Task to complete: Say how many lines of the material below contain the word "chart", with no other words.

---------------

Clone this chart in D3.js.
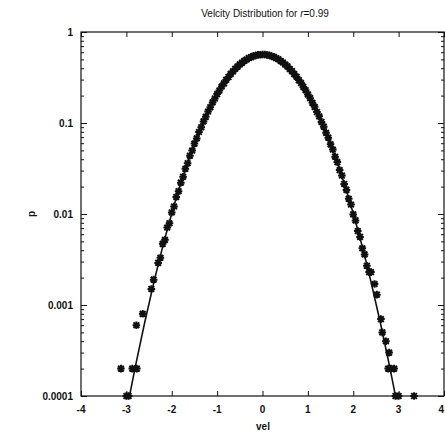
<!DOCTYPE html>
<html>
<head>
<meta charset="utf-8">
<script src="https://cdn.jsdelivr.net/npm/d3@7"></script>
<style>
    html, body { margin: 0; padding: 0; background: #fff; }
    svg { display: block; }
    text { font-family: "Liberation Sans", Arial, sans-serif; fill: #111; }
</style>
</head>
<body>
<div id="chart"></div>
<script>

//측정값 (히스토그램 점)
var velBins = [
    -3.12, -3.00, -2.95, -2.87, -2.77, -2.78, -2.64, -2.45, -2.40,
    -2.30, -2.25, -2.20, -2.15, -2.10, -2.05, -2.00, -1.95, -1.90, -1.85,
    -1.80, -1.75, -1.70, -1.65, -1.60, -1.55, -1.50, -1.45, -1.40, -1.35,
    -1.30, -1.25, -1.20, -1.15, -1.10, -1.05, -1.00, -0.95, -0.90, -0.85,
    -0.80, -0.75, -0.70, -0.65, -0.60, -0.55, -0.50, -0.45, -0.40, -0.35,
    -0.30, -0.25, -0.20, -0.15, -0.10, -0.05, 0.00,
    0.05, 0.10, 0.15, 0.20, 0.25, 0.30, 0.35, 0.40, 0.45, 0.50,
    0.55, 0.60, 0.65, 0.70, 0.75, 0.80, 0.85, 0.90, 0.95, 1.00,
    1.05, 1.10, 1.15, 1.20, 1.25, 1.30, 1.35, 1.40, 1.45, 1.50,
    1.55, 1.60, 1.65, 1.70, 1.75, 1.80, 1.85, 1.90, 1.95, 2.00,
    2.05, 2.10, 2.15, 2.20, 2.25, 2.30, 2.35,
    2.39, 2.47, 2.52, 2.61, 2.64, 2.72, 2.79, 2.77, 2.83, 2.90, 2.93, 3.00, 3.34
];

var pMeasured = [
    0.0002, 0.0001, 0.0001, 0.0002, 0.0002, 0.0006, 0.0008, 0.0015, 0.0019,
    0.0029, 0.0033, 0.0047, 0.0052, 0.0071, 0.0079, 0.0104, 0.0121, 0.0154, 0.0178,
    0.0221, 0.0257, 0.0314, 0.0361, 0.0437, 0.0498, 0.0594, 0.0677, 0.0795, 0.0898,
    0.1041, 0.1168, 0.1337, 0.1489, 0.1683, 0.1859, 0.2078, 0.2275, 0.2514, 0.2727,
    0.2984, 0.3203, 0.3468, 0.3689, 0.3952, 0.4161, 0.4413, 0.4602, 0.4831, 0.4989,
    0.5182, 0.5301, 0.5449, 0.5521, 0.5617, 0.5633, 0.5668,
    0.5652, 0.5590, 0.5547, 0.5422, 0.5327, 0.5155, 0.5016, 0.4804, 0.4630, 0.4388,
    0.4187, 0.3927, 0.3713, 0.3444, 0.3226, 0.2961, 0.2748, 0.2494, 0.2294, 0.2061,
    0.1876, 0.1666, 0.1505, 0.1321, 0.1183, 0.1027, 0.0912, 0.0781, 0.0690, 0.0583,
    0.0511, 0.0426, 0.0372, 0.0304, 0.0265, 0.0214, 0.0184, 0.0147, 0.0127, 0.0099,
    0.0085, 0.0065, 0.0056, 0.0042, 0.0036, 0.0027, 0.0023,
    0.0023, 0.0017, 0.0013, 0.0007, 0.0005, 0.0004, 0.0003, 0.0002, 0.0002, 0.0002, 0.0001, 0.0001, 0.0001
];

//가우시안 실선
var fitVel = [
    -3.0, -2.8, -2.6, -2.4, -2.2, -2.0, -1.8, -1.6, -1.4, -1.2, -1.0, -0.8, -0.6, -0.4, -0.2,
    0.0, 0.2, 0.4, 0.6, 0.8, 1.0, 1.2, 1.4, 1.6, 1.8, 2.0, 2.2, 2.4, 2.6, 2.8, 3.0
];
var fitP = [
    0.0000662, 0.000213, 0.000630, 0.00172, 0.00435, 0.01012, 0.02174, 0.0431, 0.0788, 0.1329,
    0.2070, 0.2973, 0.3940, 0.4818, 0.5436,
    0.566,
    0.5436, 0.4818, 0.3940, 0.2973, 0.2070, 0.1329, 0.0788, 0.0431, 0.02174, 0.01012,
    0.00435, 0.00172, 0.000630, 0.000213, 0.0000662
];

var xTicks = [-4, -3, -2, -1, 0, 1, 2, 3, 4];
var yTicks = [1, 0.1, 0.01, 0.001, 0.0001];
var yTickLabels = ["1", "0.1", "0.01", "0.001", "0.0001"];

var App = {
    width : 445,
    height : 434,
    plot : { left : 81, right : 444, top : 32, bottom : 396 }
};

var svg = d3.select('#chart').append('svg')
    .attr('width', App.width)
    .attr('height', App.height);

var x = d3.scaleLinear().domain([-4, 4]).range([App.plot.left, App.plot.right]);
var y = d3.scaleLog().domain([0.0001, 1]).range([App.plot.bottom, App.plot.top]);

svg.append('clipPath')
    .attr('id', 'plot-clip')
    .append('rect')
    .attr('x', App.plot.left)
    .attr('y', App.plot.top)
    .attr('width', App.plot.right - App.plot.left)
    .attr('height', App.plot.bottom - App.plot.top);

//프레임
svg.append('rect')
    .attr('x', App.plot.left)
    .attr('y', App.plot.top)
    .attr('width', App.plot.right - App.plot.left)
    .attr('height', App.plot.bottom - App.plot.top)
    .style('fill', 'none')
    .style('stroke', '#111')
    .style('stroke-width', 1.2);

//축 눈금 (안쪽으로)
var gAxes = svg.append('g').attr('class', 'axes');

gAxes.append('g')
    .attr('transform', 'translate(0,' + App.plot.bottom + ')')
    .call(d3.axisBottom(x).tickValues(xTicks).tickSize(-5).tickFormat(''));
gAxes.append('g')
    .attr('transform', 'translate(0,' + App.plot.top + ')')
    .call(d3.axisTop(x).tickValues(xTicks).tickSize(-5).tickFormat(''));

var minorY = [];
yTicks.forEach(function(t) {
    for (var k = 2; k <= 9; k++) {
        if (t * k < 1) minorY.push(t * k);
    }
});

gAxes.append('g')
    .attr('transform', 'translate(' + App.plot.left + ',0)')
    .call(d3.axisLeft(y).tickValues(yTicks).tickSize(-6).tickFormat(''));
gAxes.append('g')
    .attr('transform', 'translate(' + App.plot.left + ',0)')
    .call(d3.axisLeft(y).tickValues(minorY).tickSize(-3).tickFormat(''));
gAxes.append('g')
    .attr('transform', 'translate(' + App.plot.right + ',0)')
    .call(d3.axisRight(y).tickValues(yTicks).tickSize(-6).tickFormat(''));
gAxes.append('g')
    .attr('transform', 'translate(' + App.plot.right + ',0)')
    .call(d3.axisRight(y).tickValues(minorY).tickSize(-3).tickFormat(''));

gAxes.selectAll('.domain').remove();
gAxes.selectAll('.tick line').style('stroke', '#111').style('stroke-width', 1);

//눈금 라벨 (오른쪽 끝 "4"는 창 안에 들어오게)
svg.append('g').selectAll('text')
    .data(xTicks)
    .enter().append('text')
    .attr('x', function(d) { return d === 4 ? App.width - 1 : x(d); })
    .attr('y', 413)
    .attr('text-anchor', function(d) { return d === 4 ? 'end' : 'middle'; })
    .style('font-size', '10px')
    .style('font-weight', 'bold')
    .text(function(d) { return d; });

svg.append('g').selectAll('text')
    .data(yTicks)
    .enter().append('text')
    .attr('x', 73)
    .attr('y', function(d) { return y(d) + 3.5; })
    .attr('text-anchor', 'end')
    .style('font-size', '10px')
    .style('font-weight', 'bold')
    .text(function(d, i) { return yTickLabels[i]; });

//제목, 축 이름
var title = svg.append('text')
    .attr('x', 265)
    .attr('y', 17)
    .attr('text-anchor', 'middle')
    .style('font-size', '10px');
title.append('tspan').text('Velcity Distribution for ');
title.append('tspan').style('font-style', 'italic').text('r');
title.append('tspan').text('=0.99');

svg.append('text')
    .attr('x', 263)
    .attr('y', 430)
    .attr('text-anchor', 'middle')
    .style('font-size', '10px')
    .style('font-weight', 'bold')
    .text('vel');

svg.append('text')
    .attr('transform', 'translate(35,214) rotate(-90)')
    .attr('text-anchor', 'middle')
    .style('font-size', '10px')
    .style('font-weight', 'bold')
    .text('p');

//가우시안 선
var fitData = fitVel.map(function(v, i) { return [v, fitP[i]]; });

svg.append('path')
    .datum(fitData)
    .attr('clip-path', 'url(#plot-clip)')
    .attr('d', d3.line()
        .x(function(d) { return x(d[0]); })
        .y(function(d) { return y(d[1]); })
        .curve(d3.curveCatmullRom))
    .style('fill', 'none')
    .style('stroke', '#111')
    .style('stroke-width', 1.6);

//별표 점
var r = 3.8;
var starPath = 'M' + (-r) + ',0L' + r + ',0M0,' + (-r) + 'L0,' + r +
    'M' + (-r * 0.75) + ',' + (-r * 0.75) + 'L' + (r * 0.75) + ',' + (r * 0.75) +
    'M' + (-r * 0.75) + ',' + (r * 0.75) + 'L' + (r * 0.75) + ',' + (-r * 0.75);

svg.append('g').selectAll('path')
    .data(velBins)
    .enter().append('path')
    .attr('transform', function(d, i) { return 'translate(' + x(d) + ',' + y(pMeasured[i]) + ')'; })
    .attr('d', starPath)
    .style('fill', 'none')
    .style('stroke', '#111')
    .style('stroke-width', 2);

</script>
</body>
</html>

---------------

Task response: 3